Comparative Global Approaches to AI Governance

  • How are governments across different regions (e.g., EU, U.S., China, Global South) regulating AI technologies, and what lessons can be drawn for global technical communication practices?
  • How can professional communicators assist in harmonizing regulatory frameworks across cultures, legal systems, and political ideologies without sacrificing local context or ethical nuance?

Short-Term and Long-Term Risk Integration

  • How can governance models simultaneously address immediate AI risks (e.g., misinformation, bias, surveillance) and long-term, systemic risks (e.g., autonomy loss, existential threats) without fragmenting regulatory attention?
  • What role can communicators play in balancing urgent risk communication with broader, future-oriented advocacy and education efforts?

Education, Pedagogy, and Professional Development in the Age of AI

The emergence of AI technologies is fundamentally reshaping educational environments, professional training models, and the competencies required for technical and professional communicators. Educators must rethink curricula, learning outcomes, and assessment methods to ensure that students and practitioners are not only proficient in AI tool usage, but also capable of critically evaluating, ethically applying, and innovatively extending these technologies.

Professional development must shift from periodic upskilling to continuous, anticipatory learning models that adapt to the rapid evolution of AI capabilities. Research in this area must examine how education and training systems can empower communicators to lead in AI-mediated environments while maintaining humanistic values, ethical rigor, and critical agency in an era of automation and augmentation.

Curriculum and Pedagogy Redesign

  • How should communication curricula be redesigned to ensure that graduates are both competent in AI tool usage and grounded in ethics, critical thinking, and audience-centered design principles?
  • Should AI-focused content be integrated across existing courses (e.g., writing, design, information architecture), or should standalone courses on “AI for Communicators” be developed? (What balance between technical proficiency and ethical reasoning best prepares students?)

Impact of AI on Learning Outcomes and Skill Development

  • What are the impacts of AI assistance (e.g., drafting tools, summarization aids, grammar and style checkers) on learning outcomes in writing, technical communication, and knowledge management education?
  • Does the use of generative AI tools enhance or erode students’ abilities in core competencies such as critical analysis, creativity, rhetorical judgment, and ethical reasoning?

Teaching AI Literacy and Critical Engagement

  • What strategies are most effective for teaching “AI literacy” within communication education? What areas of content knowledge and applied skills should be prioritized and developed?
  • What key concepts (e.g., data bias, algorithmic decision-making, prompt engineering, explainability) must be emphasized to cultivate a generation of communicators who are both skilled users and critical evaluators of AI technologies?

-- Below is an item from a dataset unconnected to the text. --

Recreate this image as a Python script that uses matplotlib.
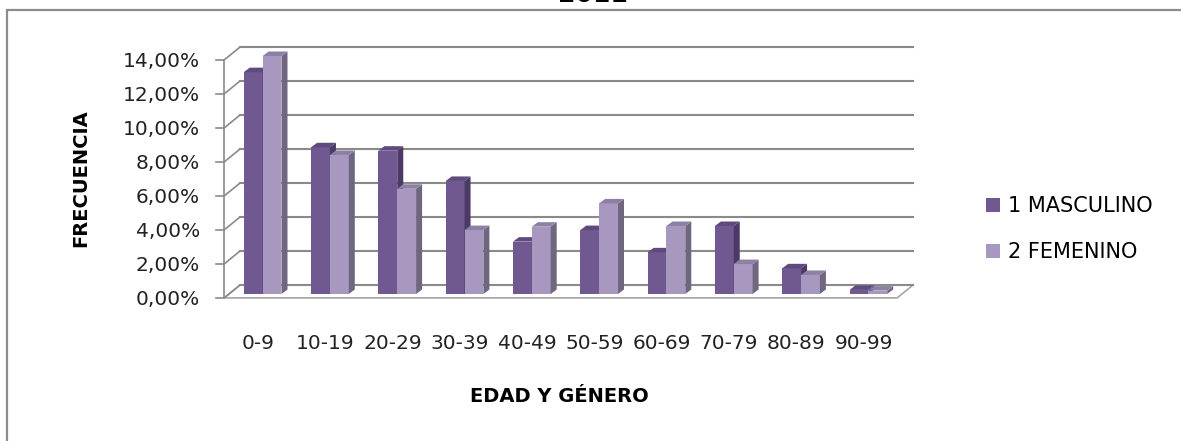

Assessment in an AI-Pervasive Learning Environment

  • How can educational programs fairly assess communication competencies in environments where AI assistance is ubiquitous? (E.g., Do new models such as in-class writing, portfolio assessment, oral defenses, or reflective analysis better capture authentic learning in an AI-mediated context?)

Ongoing Professional Development and Lifelong Learning

  • How can professional development for practicing communicators be restructured to address the continual evolution of AI tools and practices? (E.g., Micro-credentialing, modular certifications, project-based peer learning communities, industry–academia partnerships.)
  • What models of lifelong anticipatory learning are most effective in preparing professional communicators for careers shaped by rapid technological change?